Kaïs Saïed : le triomphe de l’autocratie

Kaïs Saïed : le triomphe de l’autocratie
Kaïs Saïed : le triomphe de l’autocratie

La réélection de Kaïs Saïed à la présidence tunisienne avec une écrasante majorité de 90,7% des voix n’est guère surprenante. Au contraire, c’est profondément inquiétant. Car ce chiffre, aussi impressionnant soit-il, révèle moins un plébiscite qu’un retour à des pratiques qui rappellent les heures sombres de l’autoritarisme tunisien.

Avec un taux de participation à peine autour de 28%, ce scrutin reflète un profond désenchantement des citoyens, notamment des jeunes, qui semblent rejeter en masse un processus démocratique qu’ils jugent manipulé. Dès le début, le terrain de cette élection semblait inégal. La modification de la loi électorale, intervenue à la dernière minute, a essentiellement permis au président de verrouiller l’éventail politique en excluant les opposants les plus crédibles.

Les seuls candidats qui ont pu se présenter contre Saïed sont des personnalités relativement mineures : Ayachi Zammel, un industriel aujourd’hui emprisonné et soumis à de multiples condamnations, et Zouhair Maghzaoui, un ancien député qui n’a pas la force politique pour constituer une véritable alternative. Le contrôle strict de l’Instance supérieure indépendante pour les élections (ISIE), désormais largement considérée comme un organe au service du président, a aggravé les soupçons de partialité. Les organisations de la société civile tunisienne, autrefois fer de lance de la révolution, se retrouvent muselées, refusées d’accréditation et sous la surveillance constante des autorités.

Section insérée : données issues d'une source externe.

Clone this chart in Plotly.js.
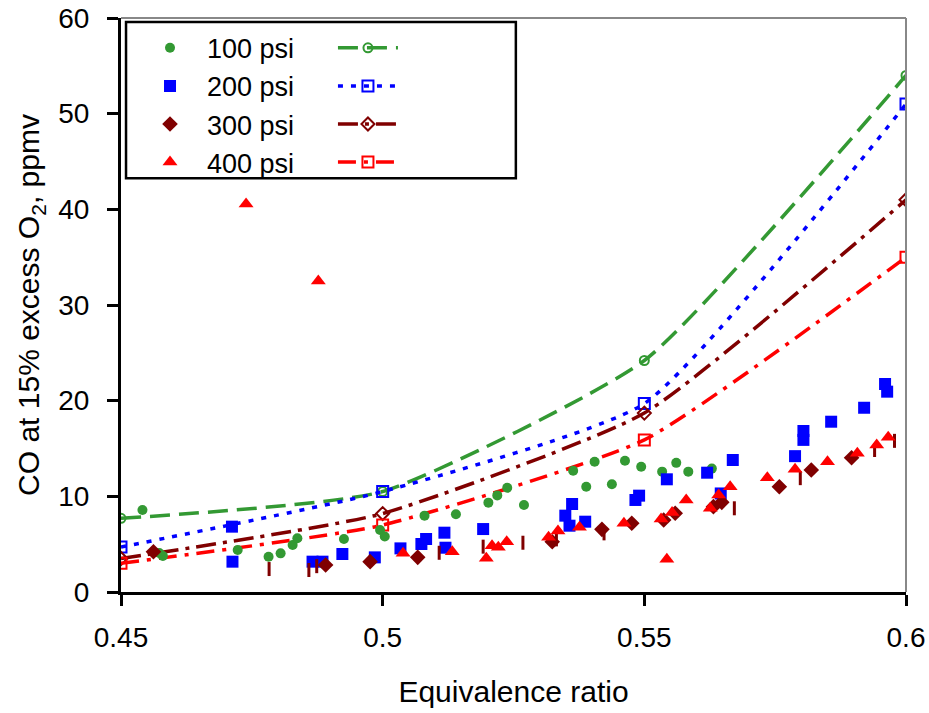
<!DOCTYPE html>
<html>
<head>
<meta charset="utf-8">
<script src="https://cdn.plot.ly/plotly-3.0.1.min.js"></script>
<style>html,body{margin:0;padding:0;background:#fff;}#chart{width:929px;height:713px;}</style>
</head>
<body>
<div id="chart"></div>
<script>
// ---- data ----
const seriesNames = ["100 psi", "200 psi", "300 psi", "400 psi"];
const xTicks = [0.45, 0.5, 0.55, 0.6];
const xTickText = ["0.45", "0.5", "0.55", "0.6"];
const yTicks = [0, 10, 20, 30, 40, 50, 60];

const x100 = [0.4541,0.4573,0.4580,0.4723,0.4782,0.4805,0.4828,0.4837,0.4926,0.4995,0.5004,0.5080,0.5140,0.5202,0.5219,0.5238,0.5270,0.5364,0.5389,0.5405,0.5438,0.5463,0.5494,0.5534,0.5561,0.5584,0.5629];
const y100 = [8.57,4.08,3.76,4.39,3.69,4.04,4.91,5.61,5.54,6.48,5.80,7.98,8.12,9.34,10.10,10.90,9.09,12.68,11.00,13.62,11.26,13.72,13.10,12.58,13.50,12.58,12.90];

const x200 = [0.4712,0.4713,0.4866,0.4885,0.4923,0.4985,0.5034,0.5074,0.5083,0.5118,0.5120,0.5192,0.5349,0.5357,0.5362,0.5387,0.5483,0.5490,0.5543,0.5620,0.5646,0.5669,0.5788,0.5804,0.5804,0.5857,0.5920,0.5960,0.5964];
const y200 = [6.83,3.17,3.17,3.17,3.97,3.62,4.56,5.02,5.54,6.20,4.63,6.58,7.98,6.93,9.20,7.35,9.62,10.07,11.78,12.47,10.30,13.80,14.20,15.90,16.83,17.80,19.26,21.74,20.94];

const x300 = [0.4562,0.4891,0.4976,0.5067,0.5324,0.5419,0.5476,0.5537,0.5559,0.5632,0.5648,0.5758,0.5819,0.5896];
const y300 = [4.20,2.82,3.17,3.62,5.26,6.55,7.18,7.53,8.23,8.92,9.37,11.00,12.75,14.04];
const x300b = [0.4783,0.4859,0.4874,0.5108,0.5192,0.5268,0.5332,0.5423,0.5672,0.5798,0.5940,0.5978];
const y300b = [2.40,2.30,2.70,4.10,4.74,5.15,5.50,6.13,8.75,11.90,14.84,15.80];

const x400 = [0.4739,0.4877,0.5039,0.5133,0.5198,0.5209,0.5221,0.5237,0.5317,0.5335,0.5376,0.5461,0.5532,0.5543,0.5553,0.5580,0.5626,0.5642,0.5664,0.5735,0.5788,0.5850,0.5907,0.5944,0.5966];
const y400 = [40.55,32.50,4.04,4.20,3.52,4.84,4.67,5.26,5.72,6.38,6.76,7.18,7.63,3.42,8.30,9.62,8.75,10.14,11.00,11.95,12.83,13.62,14.50,15.37,16.17];

const phiModel = [0.45, 0.5, 0.55, 0.6];
const m100 = [7.7, 10.5, 24.2, 54.0];
const m200 = [4.7, 10.5, 19.7, 51.0];
const m300 = [3.5, 8.2, 18.7, 41.0];
const m400 = [3.0, 7.0, 15.9, 35.0];

// ---- styles ----
const GREEN = "#339933", BLUE = "#0000ff", DRED = "#800000", RED = "#ff0000";
const FONT = "Liberation Sans, Arial, sans-serif";

function pts(x, y, name, color, symbol, size, grp) {
  return {x: x, y: y, name: name, type: "scatter", mode: "markers",
    marker: {color: color, symbol: symbol, size: size, line: {width: 0}},
    legend: "legend", legendgroup: grp, cliponaxis: false, hoverinfo: "x+y"};
}
function model(y, color, dash, width, symbol, msize, grp) {
  return {x: phiModel, y: y, name: " ", type: "scatter", mode: "lines+markers",
    line: {color: color, dash: dash, width: width, shape: "spline", smoothing: 0.5},
    marker: {symbol: symbol, size: msize, color: color, line: {color: color, width: 2}},
    legend: "legend2", legendgroup: grp, cliponaxis: true};
}

const traces = [
  model(m100, GREEN, "20px,9px", 3.5, "circle-open", 9, "m1"),
  model(m200, BLUE, "5px,8px", 3.5, "square-open", 11, "m2"),
  model(m300, DRED, "20px,7px,4px,7px", 3.5, "diamond-open", 10, "m3"),
  model(m400, RED, "18px,8px,4px,8px", 3.5, "square-open", 11, "m4"),
  pts(x100, y100, seriesNames[0], GREEN, "circle", 10, "d1"),
  pts(x200, y200, seriesNames[1], BLUE, "square", 12, "d2"),
  pts(x300, y300, seriesNames[2], DRED, "diamond", 12, "d3"),
  Object.assign(pts(x300b, y300b, "300 psi (b)", DRED, "line-ns", 10, "d3b"),
    {showlegend: false, marker: {color: DRED, symbol: "line-ns", size: 10, line: {color: DRED, width: 3}}}),
  pts(x400, y400, seriesNames[3], RED, "triangle-up", 13, "d4")
];

const tickFont = {family: FONT, size: 28, color: "#000"};
const titleFont = {family: FONT, size: 30, color: "#000"};

const layout = {
  width: 929, height: 713,
  margin: {l: 121, r: 23, t: 18, b: 121, pad: 0},
  paper_bgcolor: "#fff", plot_bgcolor: "#fff",
  font: {family: FONT, color: "#000"},
  xaxis: {
    range: [0.45, 0.6], tickvals: xTicks, ticktext: xTickText,
    ticks: "outside", ticklen: 11, tickwidth: 3, tickcolor: "#000",
    showline: true, linecolor: "#000", linewidth: 3, showgrid: false, zeroline: false,
    tickfont: tickFont, ticklabelstandoff: 7,
    title: {text: "Equivalence ratio", font: titleFont, standoff: 30}
  },
  yaxis: {
    range: [0, 60], tickvals: yTicks,
    ticks: "outside", ticklen: 11, tickwidth: 3, tickcolor: "#000",
    showline: true, linecolor: "#000", linewidth: 3, showgrid: false, zeroline: false,
    tickfont: tickFont, ticklabelstandoff: 12,
    title: {text: "CO at 15% excess O<sub>2</sub>, ppmv", font: titleFont, standoff: 10}
  },
  xaxis2: {overlaying: "x", anchor: "y", range: [0.45, 0.6], tickvals: xTicks,
    ticks: "inside", ticklen: 11, tickwidth: 3, tickcolor: "#000",
    showticklabels: false, showline: false, showgrid: false, zeroline: false},
  yaxis2: {overlaying: "y", anchor: "x", side: "left", range: [0, 60], tickvals: yTicks,
    ticks: "inside", ticklen: 11, tickwidth: 3, tickcolor: "#000",
    showticklabels: false, showline: false, showgrid: false, zeroline: false},
  shapes: [
    {type: "line", xref: "paper", yref: "paper", x0: 0, x1: 1, y0: 1, y1: 1, line: {color: "#888", width: 2}},
    {type: "line", xref: "paper", yref: "paper", x0: 1, x1: 1, y0: 0, y1: 1, line: {color: "#888", width: 2}},
    {type: "rect", xref: "paper", yref: "paper", x0: 0.0064, x1: 0.503, y0: 0.721, y1: 0.993,
     line: {color: "#000", width: 2.5}, fillcolor: "rgba(0,0,0,0)"}
  ],
  showlegend: true,
  legend: {x: 0.0153, y: 0.99, xanchor: "left", yanchor: "top", bgcolor: "rgba(0,0,0,0)", borderwidth: 0,
    font: {family: FONT, size: 27, color: "#000"}, traceorder: "normal", itemwidth: 64},
  legend2: {x: 0.27, y: 0.99, xanchor: "left", yanchor: "top", bgcolor: "rgba(0,0,0,0)", borderwidth: 0,
    font: {family: FONT, size: 27, color: "#000"}, traceorder: "normal", itemwidth: 60}
};

Plotly.newPlot("chart", traces, layout, {displayModeBar: false, staticPlot: true});
</script>
</body>
</html>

Cette influence croissante de Kaïs Saïed sur les institutions tunisiennes n’est pas qu’une simple dérive ; il incarne une volonté claire de transformer le pays en un État autocratique. Après avoir dissous le Parlement en 2021, réécrit la Constitution à son avantage et gouverné par décrets, Saïed a désormais une voie claire pour éradiquer toute opposition. L’Union européenne, à l’instar de plusieurs organisations internationales, a exprimé sa préoccupation face à un processus électoral largement considéré comme non conforme aux normes démocratiques. À ce jour, plus de 170 personnes, parmi lesquelles des opposants politiques, des journalistes et des membres de la société civile, sont détenues pour des raisons politiques, un chiffre alarmant qui semble destiné à croître si le régime de Saïed continue sur cette trajectoire.

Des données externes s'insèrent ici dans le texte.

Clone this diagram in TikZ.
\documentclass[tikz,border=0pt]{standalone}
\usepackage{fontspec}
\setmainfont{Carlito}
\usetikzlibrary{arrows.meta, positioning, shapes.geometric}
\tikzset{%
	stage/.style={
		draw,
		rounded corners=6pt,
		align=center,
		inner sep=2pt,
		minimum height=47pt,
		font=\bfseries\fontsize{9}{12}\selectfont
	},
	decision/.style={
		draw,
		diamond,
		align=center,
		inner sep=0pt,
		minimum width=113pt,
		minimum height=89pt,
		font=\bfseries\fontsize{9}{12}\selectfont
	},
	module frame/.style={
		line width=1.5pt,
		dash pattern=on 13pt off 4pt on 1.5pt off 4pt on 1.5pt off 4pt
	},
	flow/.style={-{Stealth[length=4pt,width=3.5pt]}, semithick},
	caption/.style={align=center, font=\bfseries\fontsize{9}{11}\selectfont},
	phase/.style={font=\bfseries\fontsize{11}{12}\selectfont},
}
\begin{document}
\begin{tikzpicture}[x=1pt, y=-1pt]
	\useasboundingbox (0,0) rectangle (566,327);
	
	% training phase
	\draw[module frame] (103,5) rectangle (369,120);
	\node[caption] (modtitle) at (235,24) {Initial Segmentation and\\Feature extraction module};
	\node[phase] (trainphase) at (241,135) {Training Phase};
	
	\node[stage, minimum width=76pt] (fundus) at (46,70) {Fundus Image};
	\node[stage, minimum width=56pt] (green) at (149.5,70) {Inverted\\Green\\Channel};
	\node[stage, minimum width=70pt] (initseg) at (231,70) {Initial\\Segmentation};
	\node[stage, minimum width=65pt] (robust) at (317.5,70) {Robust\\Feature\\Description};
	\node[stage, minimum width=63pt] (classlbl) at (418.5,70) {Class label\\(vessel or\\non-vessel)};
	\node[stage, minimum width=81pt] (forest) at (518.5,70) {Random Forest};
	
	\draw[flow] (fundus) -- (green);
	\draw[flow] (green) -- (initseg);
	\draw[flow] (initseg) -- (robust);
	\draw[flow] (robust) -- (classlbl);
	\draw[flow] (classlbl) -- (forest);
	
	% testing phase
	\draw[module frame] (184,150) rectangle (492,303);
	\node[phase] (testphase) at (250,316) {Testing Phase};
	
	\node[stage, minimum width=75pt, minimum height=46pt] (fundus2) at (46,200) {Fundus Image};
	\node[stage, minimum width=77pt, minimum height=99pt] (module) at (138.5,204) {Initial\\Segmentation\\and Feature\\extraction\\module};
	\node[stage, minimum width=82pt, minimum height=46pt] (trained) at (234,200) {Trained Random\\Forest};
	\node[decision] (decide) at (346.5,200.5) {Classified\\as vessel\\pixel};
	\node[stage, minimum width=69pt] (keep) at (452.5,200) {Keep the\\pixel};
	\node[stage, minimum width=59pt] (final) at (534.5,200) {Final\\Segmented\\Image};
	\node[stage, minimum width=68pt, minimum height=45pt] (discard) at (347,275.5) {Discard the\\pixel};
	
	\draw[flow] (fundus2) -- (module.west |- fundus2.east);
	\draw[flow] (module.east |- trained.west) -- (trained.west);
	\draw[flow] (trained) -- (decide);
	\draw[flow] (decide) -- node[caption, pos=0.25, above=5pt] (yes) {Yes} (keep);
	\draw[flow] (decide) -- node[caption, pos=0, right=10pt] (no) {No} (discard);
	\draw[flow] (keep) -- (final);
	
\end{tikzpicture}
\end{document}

L’argument de Saïed, qui promet un retour aux idéaux de la révolution de 2011 en « nettoyant » le pays des éléments corrupteurs, sonne creux face aux difficultés économiques persistantes. Les Tunisiens voient ainsi leurs espoirs de justice et de développement s’éroder, tandis que les libertés publiques sont chaque jour plus restreintes. Ce modèle autocratique que semble adopter le président tunisien n’est pas sans rappeler celui de l’Algérie voisine, où les protestations populaires s’effacent sous le couvert de plomb du régime.

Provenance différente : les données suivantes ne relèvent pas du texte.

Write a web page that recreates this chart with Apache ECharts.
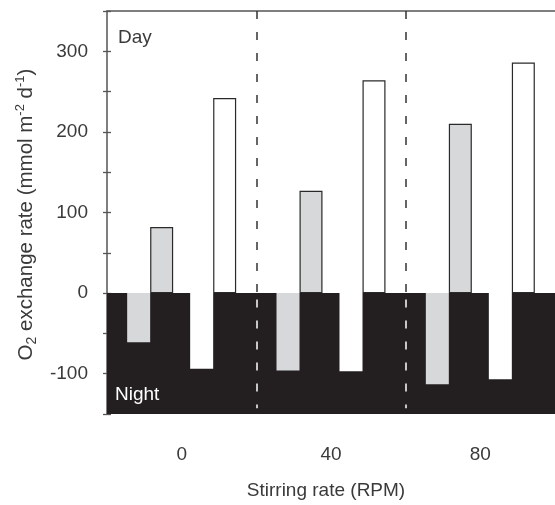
<!DOCTYPE html>
<html>
<head>
<meta charset="utf-8">
<script src="https://cdn.jsdelivr.net/npm/echarts@6/dist/echarts.min.js"></script>
<style>
  html, body { margin: 0; padding: 0; background: #fff; }
  #chart { width: 555px; height: 505px; }
</style>
</head>
<body>
<div id="chart"></div>
<script>
// stirring rate groups
var categories = ['0', '40', '80'];
// O2 exchange, grey = one treatment, white = other; night is negative
var grayNight = [-61, -96, -113];
var grayDay = [82, 127, 210];
var whiteNight = [-94, -97, -107];
var whiteDay = [242, 264, 286];
var yLabels = [300, 200, 100, 0, -100];
// boundaries between the groups (on the helper 0..3 axis)
var dividers = [1, 2];

var font = 'Liberation Sans';
var textColor = '#3a3a3a';
var axisColor = '#555';
var black = '#231f20';
var gray = '#d7d8d9';

var dashLines = [];
dividers.forEach(function (d) {
  dashLines.push([
    { coord: [d, 350], lineStyle: { color: '#333' } },
    { coord: [d, 0] }
  ]);
  dashLines.push([
    { coord: [d, -8], lineStyle: { color: '#fff' } },
    { coord: [d, -143] }
  ]);
});

function barSeries(name, data, fill, border) {
  return {
    name: name,
    type: 'bar',
    xAxisIndex: 0,
    yAxisIndex: 0,
    barWidth: 23,
    barGap: 0,
    z: 3,
    itemStyle: {
      color: fill,
      borderColor: '#2a2a2a',
      borderWidth: border
    },
    data: data
  };
}

var yCommon = {
  type: 'value',
  min: -150,
  max: 350,
  interval: 50,
  splitLine: { show: false }
};

var option = {
  animation: false,
  backgroundColor: '#fff',
  grid: { left: 107, right: -2, top: 11, bottom: 88 },
  xAxis: [
    {
      type: 'category',
      data: categories,
      position: 'bottom',
      axisLine: { show: false },
      axisTick: { show: false },
      axisLabel: { color: textColor, fontSize: 19, fontFamily: font, margin: 31 },
      name: 'Stirring rate (RPM)',
      nameLocation: 'middle',
      nameGap: 67,
      nameTextStyle: { color: textColor, fontSize: 19, fontFamily: font, padding: [0, 10, 0, 0] }
    },
    {
      // helper axis for the dividers + top frame line
      type: 'value',
      min: 0,
      max: 3,
      position: 'top',
      axisLine: { show: true, onZero: false, lineStyle: { color: axisColor, width: 1.5 } },
      axisTick: { show: false },
      axisLabel: { show: false },
      splitLine: { show: false }
    }
  ],
  yAxis: [
    Object.assign({}, yCommon, {
      position: 'left',
      axisLine: { show: true, onZero: false, lineStyle: { color: axisColor, width: 1.5 } },
      axisTick: { show: true, inside: false, length: 4, lineStyle: { color: axisColor, width: 1.3 } },
      axisLabel: {
        color: textColor,
        fontSize: 19,
        fontFamily: font,
        margin: 19,
        formatter: function (v) {
          return yLabels.indexOf(v) >= 0 ? String(v) : '';
        }
      },
      name: '{a|O}{s|2}{a| exchange rate (mmol m}{p|-2}{a| d}{p|-1}{a|)}',
      nameLocation: 'middle',
      nameRotate: 90,
      nameGap: 68,
      nameTextStyle: {
        color: textColor,
        fontFamily: font,
        padding: [0, 4, 0, 0],
        rich: {
          a: { fontSize: 20.5, lineHeight: 25, color: textColor, fontFamily: font },
          s: { fontSize: 14, lineHeight: 14, color: textColor, fontFamily: font, verticalAlign: 'bottom' },
          p: { fontSize: 13, lineHeight: 13, color: textColor, fontFamily: font, verticalAlign: 'top' }
        }
      }
    }),
    Object.assign({}, yCommon, {
      position: 'left',
      axisLine: { show: false },
      axisTick: { show: true, inside: true, length: 4, lineStyle: { color: axisColor, width: 1.3 } },
      axisLabel: { show: false }
    })
  ],
  graphic: [
    {
      type: 'text',
      left: 118,
      top: 28,
      style: { text: 'Day', fill: textColor, fontSize: 19, fontFamily: font }
    },
    {
      type: 'text',
      left: 115,
      top: 385,
      z: 20,
      style: { text: 'Night', fill: '#fff', fontSize: 19, fontFamily: font }
    }
  ],
  series: [
    {
      name: 'frame',
      type: 'line',
      xAxisIndex: 1,
      yAxisIndex: 0,
      data: [],
      silent: true,
      markArea: {
        silent: true,
        itemStyle: { color: black },
        data: [[{ coord: [0, 0] }, { coord: [3, -150] }]]
      },
      markLine: {
        silent: true,
        symbol: ['none', 'none'],
        label: { show: false },
        lineStyle: { type: [8, 13], width: 1.5 },
        data: dashLines
      }
    },
    barSeries('grey night', grayNight, gray, 0),
    barSeries('grey day', grayDay, gray, 1.2),
    {
      name: 'gap',
      type: 'bar',
      barWidth: 17,
      barGap: 0,
      data: ['-', '-', '-']
    },
    barSeries('white night', whiteNight, '#fff', 0),
    barSeries('white day', whiteDay, '#fff', 1.2)
  ]
};

var chart = echarts.init(document.getElementById('chart'));
chart.setOption(option);
</script>
</body>
</html>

Kaïs Saïed a peut-être remporté une victoire électorale, mais au prix de la légitimité démocratique. Les Tunisiens, dont beaucoup ont décidé de boycotter ce scrutin, envoient un message clair : cette victoire pourrait bien être celle de la façade démocratique d’un régime qui, derrière les promesses d’une « Tunisie nouvelle », semble avant tout les ramener aux moments les plus sombres de son histoire récente.